La solution par défaut

            Paradoxalement, aujourd’hui alors que l’ampleur de la crise se précise un peu plus chaque jour, les Etats européens ne rencontrent aucun problème pour lever des fonds et emprunter. Plus encore, les Etats empruntent à des taux d’intérêt très faibles. Cela est la résultante d’une politique volontariste de la banque centrale européenne qui a tranquillisé les marchés en annonçant un plan d’action à coup de centaines de milliards. En achetant massivement la dette des pays européens sur les marchés secondaires, la BCE a apporté une garantie aux investisseurs, et stabilisé les taux d’intérêt. La BCE s’est d’ailleurs autorisée à posséder jusqu’à 33% de la dette d’un pays européen. De fait, les Etats européens ne souffrent d’aucun manque de liquidité (cash pour faire face aux échéances), c’est davantage leur soutenabilité (capacité d’un Etat à contenir sa dette) qui est interrogée dans les prochaines années et donc leur solvabilité (capacité d’un Etat à ne pas faire défaut) à moyen-long terme.

Or, en montant en puissance dans la dette des Etats, et pour ne pas alourdir les échéances des Etats, il est probable que la BCE neutralise ses créances, c’est-à-dire que leur maturité soit étendue sur une très longue durée, et cela avec des taux d’intérêt proche de 0. Autrement dit, en étalant massivement la période de remboursement d’une dette la pression sur les Etats devient minime. Et comme on le sait à votre différence (oui oui vous devrez rembourser votre prêt étudiant) un Etat a le bon goût d’être possiblement immortel. La dette devient en quelque sorte perpétuelle.

Le tabou de la planche à billet

            Vous l’aurez compris sans austérité ni augmentation des impôts, sans probable forte croissance dans les prochaines années, et sans problèmes de liquidités la dette des Etats devient perpétuelle. Or, il y aurait une solution – et le débat fait rage chez les économistes – il s’agit de la planche à billet et de l’inflation. Qu’est-ce que l’argent ? C’est un bout de papier (ou une valeur numérique) auquel on attribue de la valeur comme intermédiaire d’échange. Et bien nous n’avons qu’à faire tourner la fameuse planche à billet, c’est-à-dire imprimer, créer autant d’argent et de billets que nécessaire. Aussi surprenant que cela paraisse c’est aussi simple que ça.

Et c’est ce que l’on fait actuellement de façon insidieuse ; mais cela pourrait être fait de façon beaucoup plus massive.

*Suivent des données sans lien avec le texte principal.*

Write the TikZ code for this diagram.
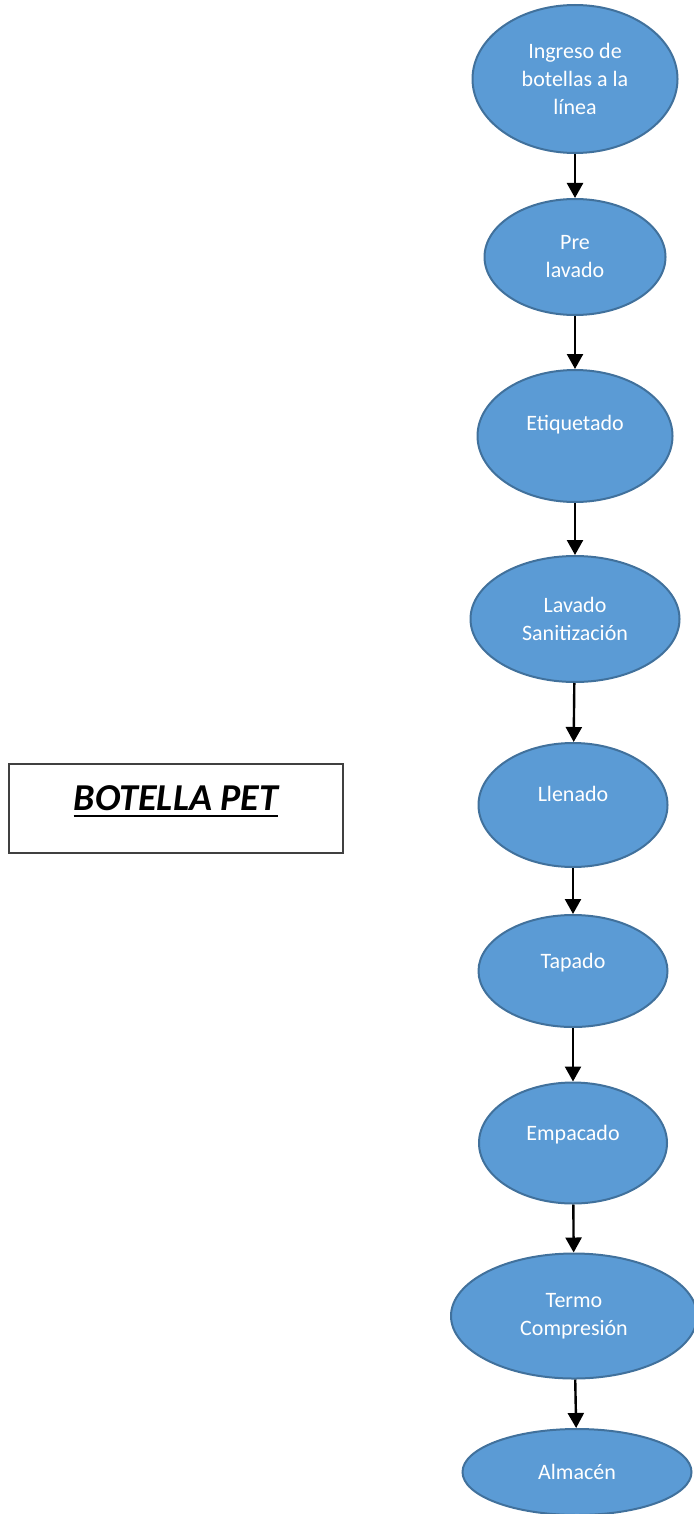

La banque centrale européenne créerait massivement des liquidités, plusieurs centaines de milliards ex nihilo, et financerait directement les Etats et surtout ferait repartir l’inflation grâce au fameux hélicoptère monnaie (scénario où de l’argent serait directement crédité sur votre compte). Non ce n’est pas de la science-fiction mais bien une hypothèse très sérieuse débattue et qui constitue un recours en cas d’aggravation de la situation.  

D’aucuns questionneront la valeur du travail, « chaque écu doit se suer » disait effectivement le père Grandet ; ces arguties techniques sont immorales et contre les principes économiques fondamentaux. Ils n’auraient pas tout à fait tort, attention à trop faire marcher la planche à billets, le risque est d’affaiblir la valeur que nous attribuons à la monnaie et de perdre totalement le contrôle de l’inflation. Refusant catégoriquement ce saut dans l’inconnu (la BCE), la dette des Etats est bien partie pour être reléguée de générations en générations à moins qu’un événement imprévue ne précipite un nouveau scénario catastrophe.